By Hillel Italie
The Associated Press
This should be a great time for the book world. Harry Potter and the Order of the Phoenix has set sales records. Hillary Clinton's memoir, Living History, has sold more than 1 million copies. Other recent successes include Oprah Winfrey's book club pick East of Eden, and Walter Isaacson's Benjamin Franklin.
But instead of celebrating, publishers have been cutting. Scholastic, Inc., the U.S. publisher of the Potter books, announced in May that 400 employees had been fired worldwide and said in mid-July there would be additional cuts. Simon & Schuster, which released both the Clinton and Isaacson books, announced last week that 75 employees would be laid off.
Few ripples
The industry had hoped the Potter boom would carry over to other titles, but most report either modest increases or none at all. Once the boom receded, fundamental problems remained: a slow economy, a distracted public.
"It's harder for books to catch on," says Gary Fisketjon, a longtime editor at Alfred A. Knopf.
"I think the slump probably started in the (2000) presidential election that wouldn't end. And that spring (2001) was the dot.com crash. Then you have Sept. 11 and a constant war footing ever since. People are just preoccupied in all sorts of ways."
Discounts hurt
Big sales don't necessarily mean big profits, especially if everyone is expecting a hit. With Clinton receiving an $8 million advance, Simon & Schuster needed hundreds of thousands of sales to make money on the book. And Amazon.com, anticipating tremendous competition for the Potter book, offered a 40 percent discount on the $29.99 suggested price. The result: Despite more than 1 million sales worldwide, the online retailer announced it essentially broke even with Order of the Phoenix.
With more than 100,000 titles annually released in the United States, the industry doesn't sustain itself on high-profile books alone.
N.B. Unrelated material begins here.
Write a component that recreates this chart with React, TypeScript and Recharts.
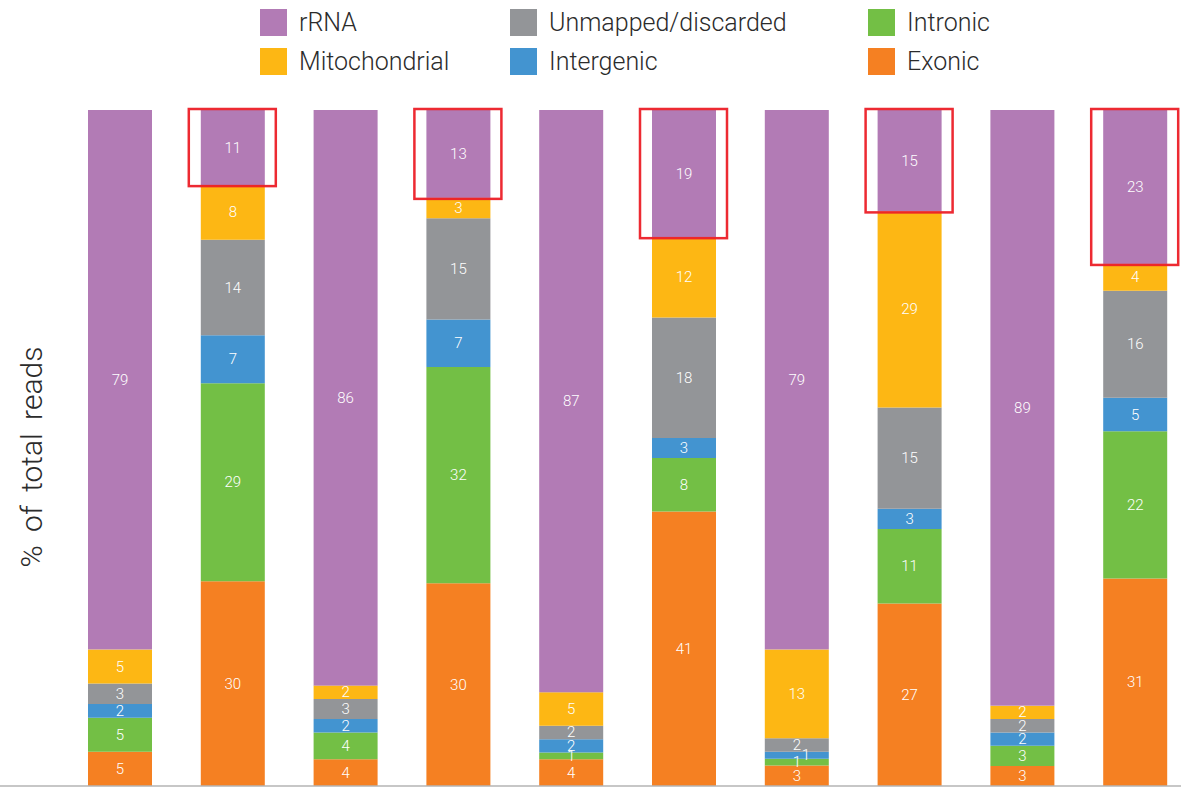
import React from "react";
import { BarChart, Bar, XAxis, YAxis, LabelList, Legend, ReferenceLine } from "recharts";

// Sample categories (one stacked column each)
const samples = ["S1", "S2", "S3", "S4", "S5", "S6", "S7", "S8", "S9", "S10"];

// Read composition per sample, % of total reads
const exonic = [5, 30, 4, 30, 4, 41, 3, 27, 3, 31];
const intronic = [5, 29, 4, 32, 1, 8, 1, 11, 3, 22];
const intergenic = [2, 7, 2, 7, 2, 3, 1, 3, 2, 5];
const unmapped = [3, 14, 3, 15, 2, 18, 2, 15, 2, 16];
const mitochondrial = [5, 8, 2, 3, 5, 12, 13, 29, 2, 4];
const rrna = [79, 11, 86, 13, 87, 19, 79, 15, 89, 23];

// Samples whose rRNA block is outlined
const outlined = [false, true, false, true, false, true, false, true, false, true];

const COLORS = {
  rrna: "#b27bb5",
  mitochondrial: "#fdb714",
  unmapped: "#939598",
  intergenic: "#4394d0",
  intronic: "#73bf45",
  exonic: "#f58022",
};

const FONT = "'Roboto', 'Liberation Sans', sans-serif";

const data = samples.map((name, i) => ({
  name,
  exonic: exonic[i],
  intronic: intronic[i],
  intergenic: intergenic[i],
  unmapped: unmapped[i],
  mitochondrial: mitochondrial[i],
  rrna: rrna[i],
}));

// Legend laid out as three columns of two rows
const legendItems = [
  { label: "rRNA", color: COLORS.rrna, col: 0, row: 0 },
  { label: "Mitochondrial", color: COLORS.mitochondrial, col: 0, row: 1 },
  { label: "Unmapped/discarded", color: COLORS.unmapped, col: 1, row: 0 },
  { label: "Intergenic", color: COLORS.intergenic, col: 1, row: 1 },
  { label: "Intronic", color: COLORS.intronic, col: 2, row: 0 },
  { label: "Exonic", color: COLORS.exonic, col: 2, row: 1 },
];
const legendColX = [260, 510, 868];
const legendRowY = [9, 48];

const renderLegend = () => (
  <div style={{ position: "relative", width: 1181, height: 100 }}>
    {legendItems.map((it) => (
      <div
        key={it.label}
        style={{
          position: "absolute",
          left: legendColX[it.col],
          top: legendRowY[it.row],
          display: "flex",
          alignItems: "center",
          height: 27,
        }}
      >
        <div style={{ width: 27, height: 27, background: it.color }} />
        <span
          style={{
            marginLeft: 12,
            fontFamily: FONT,
            fontWeight: 300,
            fontSize: 25,
            color: "#2b2b2b",
            whiteSpace: "nowrap",
            lineHeight: "27px",
          }}
        >
          {it.label}
        </span>
      </div>
    ))}
  </div>
);

// White value label centred in each segment
const makeLabel = (nudgeThin: boolean) => (props: any) => {
  const { x, y, width, height, value } = props;
  let cx = Number(x) + Number(width) / 2;
  if (nudgeThin && Number(height) < 8) cx += 9;
  const cy = Number(y) + Number(height) / 2;
  return (
    <text
      x={cx}
      y={cy}
      fill="#ffffff"
      fontFamily={FONT}
      fontWeight={300}
      fontSize={15}
      textAnchor="middle"
      dominantBaseline="central"
    >
      {value}
    </text>
  );
};

// rRNA block, with a red frame on the outlined samples
const RrnaShape = (props: any) => {
  const { x, y, width, height, index, fill } = props;
  return (
    <g>
      <rect x={x} y={y} width={width} height={height} fill={fill} />
      {outlined[index] && (
        <rect
          x={x - 12}
          y={y - 1}
          width={width + 23}
          height={height + 2}
          fill="none"
          stroke="#ec1f27"
          strokeWidth={2.5}
          strokeOpacity={0.95}
        />
      )}
    </g>
  );
};

const series: { key: keyof typeof COLORS }[] = [
  { key: "exonic" },
  { key: "intronic" },
  { key: "intergenic" },
  { key: "unmapped" },
  { key: "mitochondrial" },
];

export default function App() {
  return (
    <div
      style={{
        position: "absolute",
        left: 0,
        top: 0,
        width: 1181,
        height: 787,
        overflow: "hidden",
        background: "#ffffff",
      }}
    >
      <BarChart
        width={1200}
        height={787}
        data={data}
        stackOffset="expand"
        margin={{ top: 110, right: 0, bottom: 1, left: 0 }}
      >
        <XAxis dataKey="name" hide padding={{ left: 64, right: 8 }} />
        <YAxis hide domain={[0, 1]} />
        <Legend
          verticalAlign="middle"
          align="center"
          layout="horizontal"
          content={renderLegend}
          wrapperStyle={{ position: "absolute", top: 0, left: 0, width: 1181, height: 100 }}
        />
        {series.map((s) => (
          <Bar
            key={s.key}
            dataKey={s.key}
            stackId="a"
            fill={COLORS[s.key]}
            barSize={64}
            isAnimationActive={false}
          >
            <LabelList dataKey={s.key} content={makeLabel(s.key === "intergenic")} />
          </Bar>
        ))}
        <Bar
          dataKey="rrna"
          stackId="a"
          fill={COLORS.rrna}
          barSize={64}
          shape={<RrnaShape />}
          isAnimationActive={false}
        >
          <LabelList dataKey="rrna" content={makeLabel(false)} />
        </Bar>
        <ReferenceLine y={0} stroke="#b4b4b4" strokeWidth={1.5} />
      </BarChart>
      <div
        style={{
          position: "absolute",
          left: 31,
          top: 457,
          transform: "translate(-50%, -50%) rotate(-90deg)",
          fontFamily: FONT,
          fontWeight: 300,
          fontSize: 30,
          color: "#2b2b2b",
          whiteSpace: "nowrap",
          wordSpacing: 6,
        }}
      >
        % of total reads
      </div>
    </div>
  );
}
It also needs steady sales of older titles and surprise hits like Alice Sebold's million-selling novel, The Lovely Bones.
Sebold's book, published a year ago, was the literary event of 2002 and cost a fraction of the Clinton book to produce. But more than halfway into 2003, no new literary novel has had significant impact.
"I don't think there has been a book this year that really took the world by storm," says Jonathan Galassi, president of Farrar, Straus & Giroux. "That's what it takes, something that lights people up."
While sales should be strong for the memoirs of former Secretary of State Madeline Albright and Toni Morrison's new novel, Love, no fall releases are likely to sell in numbers approaching Potter.